Este país não é para velhos – Desnecessariamente Complicado

O que me traz a este tema é a triste notícia do falecimento do maior historiador que este país já viu: José Hermano Saraiva.

Através da sua habilidade com as palavras, o seu discurso fácil, os trejeitos nas mãos, o tom de voz e a entoação muito particular, a facilidade com que improvisava e acima de tudo a sede de conhecimento e de transmitir tudo o que sabia a todo um povo ficará para sempre na memória de todos nós.

Para mim sempre foi uma referência. Confesso que não era um espectador assíduo dos seus programas, mas sempre o admirei e sempre lhe reconheci uma inteligência muito acima da média, assim como uma capacidade de comunicação invulgarmente desenvolvida. Dominava a câmara como ninguém. Sabia atrair a atenção do espectador como poucos. Sabia qual era a melhor forma de transmitir os ensinamentos sobre a nossa história.

Podem passar anos, décadas, milénios, mas há algo que nunca mudará: qualquer povo vale acima de tudo pela sua história, pelas suas raízes. E o José Hermano Saraiva sabia-o melhor que ninguém. Era um exímio contador de histórias. Dos melhores que este país já conheceu. E ficará para sempre na nossa história por isso mesmo.

Um verdadeiro líder não se impõe, é reconhecido naturalmente como tal pelos restantes. E ele sempre foi um líder. Na escola, na universidade, na tropa, na mocidade portuguesa, enquanto professor universitário, enquanto advogado assim como apresentador de televisão.

Na altura em que para mim ele era novo já ele possuía mais de 70 anos de idade. A nossa diferença de idades é escandalosa, contudo graças à jovialidade da sua aparência nunca o encarei como um idoso, nem nunca tinha sequer pensado sobre que idade teria. Agora que faleceu e que a sua idade foi amplamente divulgada constatei que possuía 92 anos de idade. Dei comigo a pensar: “Já? Mas como chegou ele tão depressa a tão avançada idade? Mas ainda há tão pouco tempo ele era “novo”….”

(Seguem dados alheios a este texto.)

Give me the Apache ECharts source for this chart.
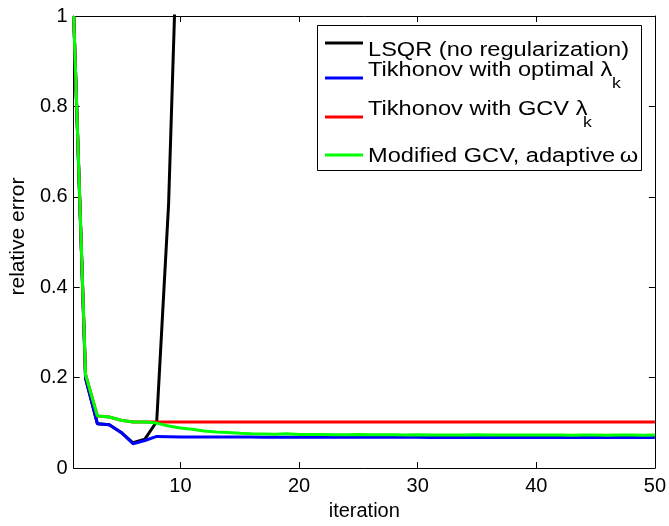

José Hermano Saraiva vai representar para as gerações mais jovens que ainda não têm idade para perceber a sua importância o que representou o Fernando Pessa para a minha geração. Daqui a 50 anos poucas personalidades serão lembradas, mas estas duas estarão certamente incluídas.

Este país não é para velhos porque a memória é curta e acabam esquecidos com extrema facilidade. Basta não terem um programa semanal na televisão, ou na rádio, ou não escreverem regularmente nos jornais, diários ou semanais, para acabaram invariavelmente esquecidos. As homenagens apenas chegam postumamente, e muito raramente em vida. Felizmente, este não é o caso e o José Hermano Saraiva foi amplamente homenageado, vendo reconhecido o devido mérito por ter desempenhado, durante tantas décadas, um papel absolutamente fulcral para a sociedade portuguesa. Fossem todos os casos como este e Portugal seria um país melhor.

De todas as entrevistas e reportagens que passaram desde sexta-feira eu tomei especial atenção a duas frases ditas pelo próprio José Hermano Saraiva. É com estas duas citações que vos deixo.

“Qualquer que seja o futuro haverá sempre noites de luar, a serra de Sintra e o Tejo a correr pró mar”.

“Quando um dos meus filhos me aperta a mão eu sinto o fluxo da vida a correr dele para mim.”

Descansa em paz José Hermano Saraiva.